Mike, an 18 year old senior, who listened to heavy metal, spent at least 3 hours a night playing video games, didn’t have enough confidence to apply for a job, received special education services and up until this point, spent his entire 18 years in an urban environment. Imagine how Mike felt when he learned to satisfy his graduation requirements he must spend a week with his peers on a Voyageur Outward Bound School canoeing expedition in the wilderness; to Mike the middle of nowhere.
Mike and his peers went on a seven-day canoe expedition in the fall of their senior year. It was a tradition at our Charter High School. The faculty knew the senior year was a year to prepare our students for life beyond high school. They needed a final challenge. They needed to understand they could work through challenge by looking adversity in the face and say, “I got this.” They needed to understand the power of being disconnected from electronics and instead understand the power of being connected to each other and nature.
Before Mike left he couldn’t imagine being without the technology that plugged music into his head. You see it was his way of tuning everything out, whether his own thoughts or the world around him. As their teacher I had the fortunate opportunity to go and pick the students up from their experience and return them to the comfort of their urban life. This meant I was able to hear the real stories of their experience, before they had to step back into their “cool kid” mask.
As I drove north to pick the students up I was anticipating what I would hear and witness. I knew my first glance of them would tell me everything I needed to know. So what would I see? Would I see the blank stare of disdain, the mean mug of “I can’t believe you made us do this” or would I see students laughing and interacting like they just won a championship? My heart started beating a bit faster as I turned my blinker on to turn into Duluth International Airport; the agreed upon meeting location. I took a deep breath and thought about each of the students, especially Mike.
I pulled up to baggage claim in the short yellow bus they loved so much and I was thrilled to see students interacting and laughing, celebrating at the sight of the bus. “They had a great course,” I thought to myself. They all had smiles on their faces. All together there was 6 students on the course representing different ethnicities, faith’s and socio-economic backgrounds, but none of that mattered, they were now united by the expedition they shared and completed together. The group that would graduate together.

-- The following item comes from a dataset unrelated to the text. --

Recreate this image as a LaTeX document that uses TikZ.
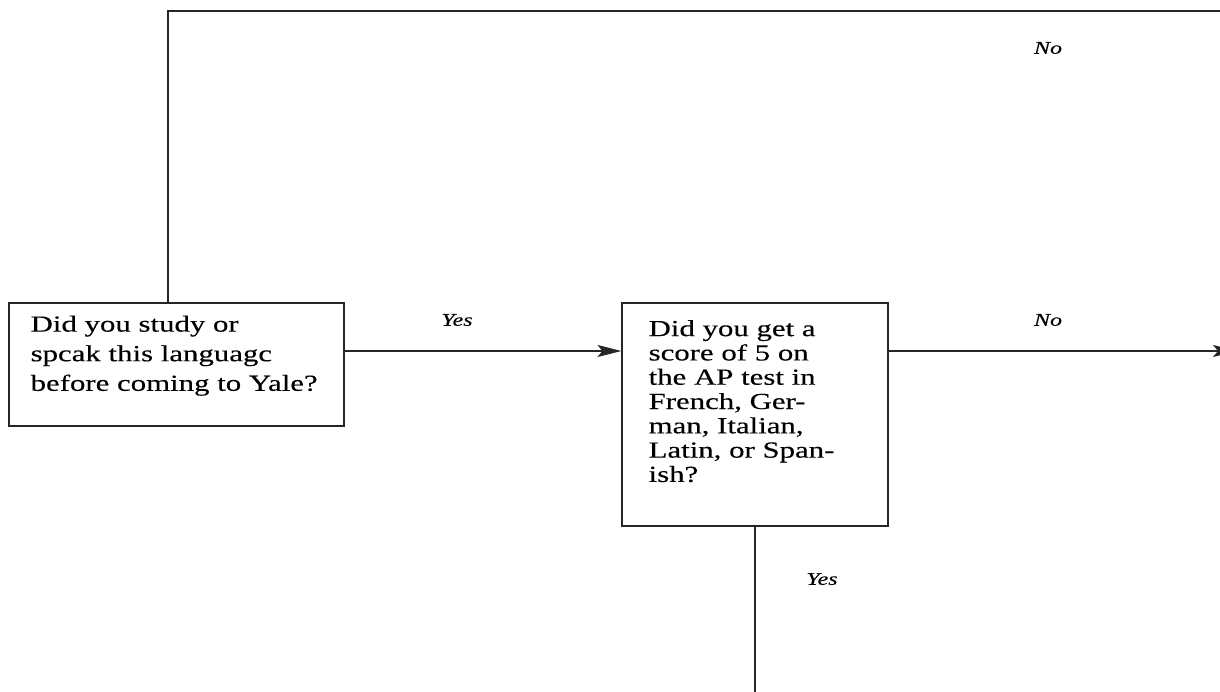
\documentclass[tikz,border=0pt]{standalone}
\usepackage{fontspec}
\setmainfont{Liberation Serif}
\newfontfamily\qfont[FakeStretch=1.34,FakeBold=0.3]{Liberation Serif}
\usetikzlibrary{arrows.meta,calc}
\begin{document}
\begin{tikzpicture}[x=1pt,y=-1pt,
  qbox/.style={draw=black!85, line width=1.1pt, inner sep=0pt},
  qtext/.style={font=\qfont\fontsize{23}{29.6}\selectfont, align=left, inner sep=0pt, anchor=north west},
  ans/.style={font=\qfont\itshape\fontsize{18}{21}\selectfont, inner sep=0pt},
  conn/.style={draw=black!85, line width=1.1pt},
  arr/.style={conn, -{Stealth[length=24pt,width=12pt,inset=5pt]}}]
\useasboundingbox (0,0) rectangle (1220,692);
\node[qbox, minimum width=335pt, minimum height=123pt] (q1) at (176.5,364.5) {};
\node[qbox, minimum width=266pt, minimum height=223pt] (q2) at (755,414.5) {};
\node[qtext] (q1t) at ($(q1.north west)+(22,13)$) {Did you study or\\spcak this languagc\\before coming to Yale?};
\node[qtext, font=\qfont\fontsize{23}{24.3}\selectfont] (q2t) at ($(q2.north west)+(27,17.5)$) {Did you get a\\score of 5 on\\the AP test in\\French, Ger-\\man, Italian,\\Latin, or Span-\\ish?};
\coordinate (tl) at (168,11);
\coordinate (tr) at (1220,11);
\coordinate (re) at (1237,351);
\coordinate (be) at (755,692);
\draw[conn] (q1.north -| tl) -- (tl) -- (tr);
\draw[arr] (q1.east |- re) -- (q2.west |- re);
\draw[arr] (q2.east |- re) -- (re);
\draw[conn] (q2.south) -- (be);
\node[ans] (n1) at (1048,48) {No};
\node[ans] (y1) at (457,320) {Yes};
\node[ans] (n2) at (1048,320) {No};
\node[ans] (y2) at (822,579) {Yes};
\end{tikzpicture}
\end{document}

“Well?” is all I had to say.
“It can’t believe how peaceful it was” Mike said. “It was amazing.”
The Mike I dropped off seven-days earlier was a different Mike. The new Mike discovered he could work through things that were hard and uncomfortable. He didn’t have to get angry and shut down because things were hard. Instead, he could tell himself, “I can do this, I just have to stop and think things through and ask for the help I need.” Mike discovered nature is a place of peace that can clear his mind, rather than using his music to shut the world out. Mike discovered confidence. He discovered he was capable. He discovered a supportive group of peers. Mike discovered he had to be the leader in his life, and even more importantly, that he could be the leader of his life. He tasted success. This course provided a metaphor for Mike as he figured out how to apply his newly discovered leadership skills and confidence in his urban life.
Mike graduated that spring. He completed a 400-hour internship and his graduation portfolio. He presented himself confidently to the panel of citizens grading his final graduation portfolio presentation. He not only passed, he flourished and got an A on the presentation that explained why he was ready to graduate. I never saw anyone with such a big smile and it was filled with so much pride, knowing he accomplished one of his big goals.